Mr. Marconi’s relationship with his subject, moreover, is at once less intimate than Mr. Keeve’s, and more intrusive; he can be heard multiple times asking halting questions about the designer’s homosexuality, for example (only to be contemptuously chided). His herky-jerky camera lingers on Mr. Lagerfeld photographing a high-cheekboned, golden-tressed young male model with fur-wrapped loins, implying—a bit unfairly, it feels—that Mr. Lagerfeld is actually engaged in some kind of … gasp … exploitation here. Yet the latter’s wizened anatomy unfortunately indicates not so much predator as carcass.
Meanwhile, the documentarian layers on generic mortality symbolism with a trowel: waves crashing onto a beach, a piece of paper fluttering in the air high above New York City, one of many barely identifiable locales—is that Monte Carlo or Miami?—to which Mr. Lagerfeld is always swooshing in private jets and limos. Like its subject, the movie is missing a sense of setting, of place. “I don’t have roots,” Karl declares. (Or so the subtitles translate it.) “That’s all bullshit. I just want to stand on my own two feet.” Unlike Mr. Mizrahi, who even at the height of his success had an endearing nail-nibbling quality, Mr. Lagerfeld is a creature of almost ghastly certitude. Authoritative proclamations issued by rag-trade titans are so common now as to seem positively clichéd (see reality TV and the plasticine Devil Wears Prada franchise ), but his (“Fashion is dangerous, ephemeral and unfair”; “I love change; I’m attached to nothing”; “I’m not really interested in the reality of people”; “For people like me, solitude is a victory”) seem less the whimsical bons mots of La Mode than grim Nietzschean aphorisms. Of course, as we are reminded during reminiscences about his childhood, the French-speaking Mr. Lagerfeld is not originally from France, but Germany, and as he stalks around his various quarters—dark interiors with gilt trim and moldings—in knee-high black boots, one can be forgiven for occasionally flashing on the Wehrmacht.
Lagerfeld Confidential could use a soupçon of bouncy American enthusiasm to leaven this Teutonic determination; it’s reasonably entertaining but fundamentally blasé. For all that Mr. Mizrahi was revelatory and optimistic, channeling Mary Tyler Moore tossing her hat up in the air, Mr. Lagerfeld is grim and guarded, hiding behind the quintessential fashion crutch: sunglasses indoors.




















It's a shame Paul Morrrissey's "L'Amour" isn't available on DVD, as it stars a younger and much looser Karl Lagerfeld romping with the likes of Patti D'Arbanville, Jane Forth, Donna Jourdan, and the luscious Max de Lys.

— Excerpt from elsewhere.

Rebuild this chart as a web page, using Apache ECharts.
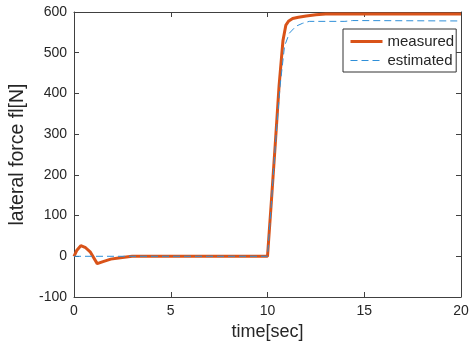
<!DOCTYPE html>
<html>
<head>
<meta charset="utf-8">
<script src="https://cdn.jsdelivr.net/npm/echarts@6/dist/echarts.min.js"></script>
<style>
html,body{margin:0;padding:0;background:#fff;}
#chart{width:476px;height:351px;}
</style>
</head>
<body>
<div id="chart"></div>
<script>
const xTicks = [0, 5, 10, 15, 20];
const yTicks = [-100, 0, 100, 200, 300, 400, 500, 600];
const seriesNames = ['measured', 'estimated'];

const timeMeasured = [0, 0.15, 0.35, 0.6, 0.85, 1.2, 1.5, 1.9, 2.3, 2.8, 3.0, 10.0, 10.2, 10.4, 10.6, 10.8, 10.95, 11.1, 11.3, 11.6, 12.0, 12.5, 13.0, 15.0, 20.0];
const measured =     [0, 15,   26,   21,  10,  -18, -13, -7,  -4,  -1,  0,   0,    135,  275,  420,  530,  568,   578,  584,  587,  590,  593,  595,  595,  595];

const timeEstimated = [0, 10.0, 10.2, 10.4, 10.65, 10.88, 11.13, 11.47, 11.8, 12.16, 14.0, 14.4, 20.0];
const estimated =     [0, 0,    130,  270,  418,   516,   548,   565,   572,  577,   577,  579,  578];

const pairs = (t, v) => t.map((x, i) => [x, v[i]]);
const font = "'Liberation Sans', Arial, sans-serif";
const axisColor = '#404040';
const textColor = '#262626';
const colMeasured = '#D95319';
const colEstimated = '#2F8FD8';

const chart = echarts.init(document.getElementById('chart'), null, {renderer: 'canvas'});
const baseX = {
  type: 'value', min: xTicks[0], max: xTicks[xTicks.length - 1], interval: 5,
  axisLine: {show: true, onZero: false, lineStyle: {color: axisColor, width: 1}},
  axisTick: {show: true, inside: true, length: 5, lineStyle: {color: axisColor}},
  splitLine: {show: false}
};
const baseY = {
  type: 'value', min: yTicks[0], max: yTicks[yTicks.length - 1], interval: 100,
  axisLine: {show: true, onZero: false, lineStyle: {color: axisColor, width: 1}},
  axisTick: {show: true, inside: true, length: 5, lineStyle: {color: axisColor}},
  splitLine: {show: false}
};
chart.setOption({
  animation: false,
  textStyle: {fontFamily: font},
  grid: {left: 74, right: 15, top: 12, bottom: 54, containLabel: false},
  legend: {
    data: [
      {name: seriesNames[0], lineStyle: {width: 3, color: colMeasured}},
      {name: seriesNames[1], lineStyle: {width: 1, color: colEstimated, type: [7, 4]}}
    ],
    orient: 'vertical',
    left: 343, top: 29,
    padding: [5, 2, 4, 6],
    itemWidth: 32, itemHeight: 14, itemGap: 4,
    itemStyle: {opacity: 0},
    backgroundColor: '#fff',
    borderColor: '#333', borderWidth: 1, borderRadius: 0,
    textStyle: {fontSize: 15, color: textColor, fontFamily: font, padding: [0,0,0,0]}
  },
  xAxis: [
    Object.assign({}, baseX, {
      position: 'bottom',
      axisLabel: {fontSize: 14, color: textColor, margin: 7, fontFamily: font},
      name: 'time[sec]', nameLocation: 'middle', nameGap: 24,
      nameTextStyle: {fontSize: 18, color: textColor, fontFamily: font}
    }),
    Object.assign({}, baseX, {position: 'top', axisLabel: {show: false}})
  ],
  yAxis: [
    Object.assign({}, baseY, {
      position: 'left',
      axisLabel: {fontSize: 14, color: textColor, margin: 7, fontFamily: font},
      name: 'lateral force fl[N]', nameLocation: 'middle', nameGap: 44, nameRotate: 90,
      nameTextStyle: {fontSize: 19.5, color: textColor, fontFamily: font}
    }),
    Object.assign({}, baseY, {position: 'right', axisLabel: {show: false}})
  ],
  series: [
    {
      name: seriesNames[0], type: 'line', xAxisIndex: 0, yAxisIndex: 0,
      data: pairs(timeMeasured, measured), showSymbol: false, symbol: 'none',
      lineStyle: {color: colMeasured, width: 3}, itemStyle: {color: colMeasured}
    },
    {
      name: seriesNames[1], type: 'line', xAxisIndex: 0, yAxisIndex: 0,
      data: pairs(timeEstimated, estimated), showSymbol: false, symbol: 'none',
      lineStyle: {color: colEstimated, width: 1, type: [7, 4]}, itemStyle: {color: colEstimated}
    }
  ]
});
</script>
</body>
</html>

Why must his "personality" be American bouncy? how bizarre. Who he is, is what makes his creations - which are "determined" and "grim" and like "dark interiors with gilt trim and mouldings". and dark sunglasses inside - so the camera won't steal his soul even as he tries to steal others. - The dresses and collections are revelatory - why would he "parade" his private "personality" just because a filmmaker wants to document him? How bizarre and how much more pretentious than Mr. Lagerfeld could ever be to think that you have any say in what it takes or who one is, it's him, that creates those magical displays every six months as he says. He's also a man that comes home with gifts for everyone and I've worked for people that weekly or at whim and unexpectedly receive wonderful presents from such a Teutonic gentleman. Get with it - why would he prostitute his personhood for anyone. someone wants to film him, why not, all in a days work. What did you do today????? What did you create? Whose life did you make more enchanting or elegant - maybe all you need though is "American bouncy?" You're an embarassement to culture - who are you to even take a crack at Lagerfeld. You'd have to live many many lifetimes to even make a dent in the contribution he's made. Critic.